Limerick terá sido fundada em 812 pelos vikings junto ao estuário do Rio Shannon, na província de Munster, tratando-se de uma das mais antigas cidades irlandesas, com foral mais antigo do que Londres, datado de 1197. Foi aqui que, em 1943, terá nascido o famoso irish coffee e o seu nome é muitas vezes associado à palavra homógrafa britânica (em português quintilha cómica); ou seja, o verso curto e humorístico e cuja origem se acredita permanecer como herança do coro da canção dos soldados irlandeses do século XVIII Will you come up to Limerick?
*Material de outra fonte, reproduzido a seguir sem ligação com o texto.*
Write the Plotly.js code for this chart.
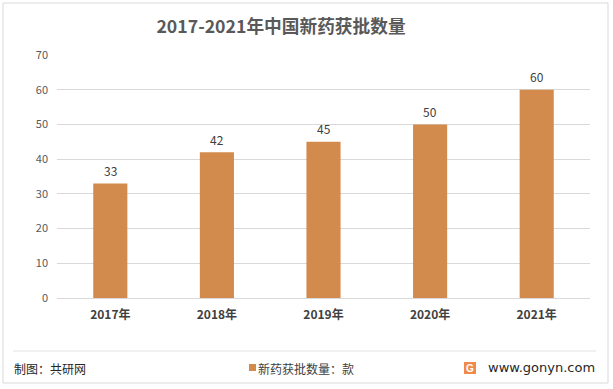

Famosa pelo Festival Capital of Ireland, que congrega cerca de 12 festivais e eventos por ano, Galway é uma cidade em tudo à parte do que se poderá esperar. Um dos mais antigos monumentos que ali encontramos é o Turoe Stone, perto de Loughrea, uma pedra granítica com arte celta datada de 200 a.C. e que recorda o passado céltico irlandês quando estes ali chegaram, trazendo consigo a língua, a escrita, o folclore e a música. Conhecida como “a cidade das tribos”, Galway foi originalmente uma aldeia piscatória vivendo tempos de crescimento no século XIV, quando Ricardo II transferiu poderes governativos para 14 famílias de comerciantes da cidade. Cada uma destas 14 tribos manteve independência, permanecendo no entanto respeitosa perante a ligação à coroa britânica. Hoje a cidade é ainda apelidada como “a cidade das tribos” e os nomes das mesmas estão agora representados nas rotundas da própria cidade, pelo que os nomes Athy, Blake, Bodkin, Bowne, Darcy, Deane, French, Font, Joyce, Kirwan, Linch, Martin, Morris e Skerrett dificilmente sairão da memória de quem a visita. A sua localização estratégica viria a possibilitar o comércio marítimo com Portugal e com Espanha, o que levou também ao seu crescimento e prosperidade até que, com a chegada de Cromwell, entrou em declínio. Passaria muito tempo até que Galway voltasse a desfrutar de tempos tão ricos, mas o legado da longa história desta cidade é ainda evidente no seu carácter e estilo arquitectónico. A província em que se insere – Galway – encontra-se preenchida pelo que resta de inúmeros castelos e casas senhoriais reinando ainda sobre paisagens absolutamente deslumbrantes. São mais de 200 castelos que aqui poderemos apreciar, alguns em ruínas e outros completamente restaurados, todos com impressionantes histórias a narrar, e dos quais são exemplo o Dunguaire Castle (o mais fotografado de toda a Irlanda).

Regressamos às memórias e, se recuarmos um pouco mais, surgem as fadas e os duendes, as lendas de changelings, crianças trocadas pelas primeiras por seres humanos, dos filhos de Lir, que transformados em cisnes por uma cruel madrasta esperaram 900 anos até que São Patrício os libertasse do feitiço; dos Shamrock (trevos de três folhas), um dos principais símbolos da Irlanda, que representam a sorte e uma planta sagrada já que os celtas reverenciavam o número três.

Como diria Yeats, o mundo está cheio de coisas mágicas, aguardando pacientemente que os nossos sentidos se tornem mais aguçados. Acrescentaríamos que na Irlanda isso, de facto, acontece.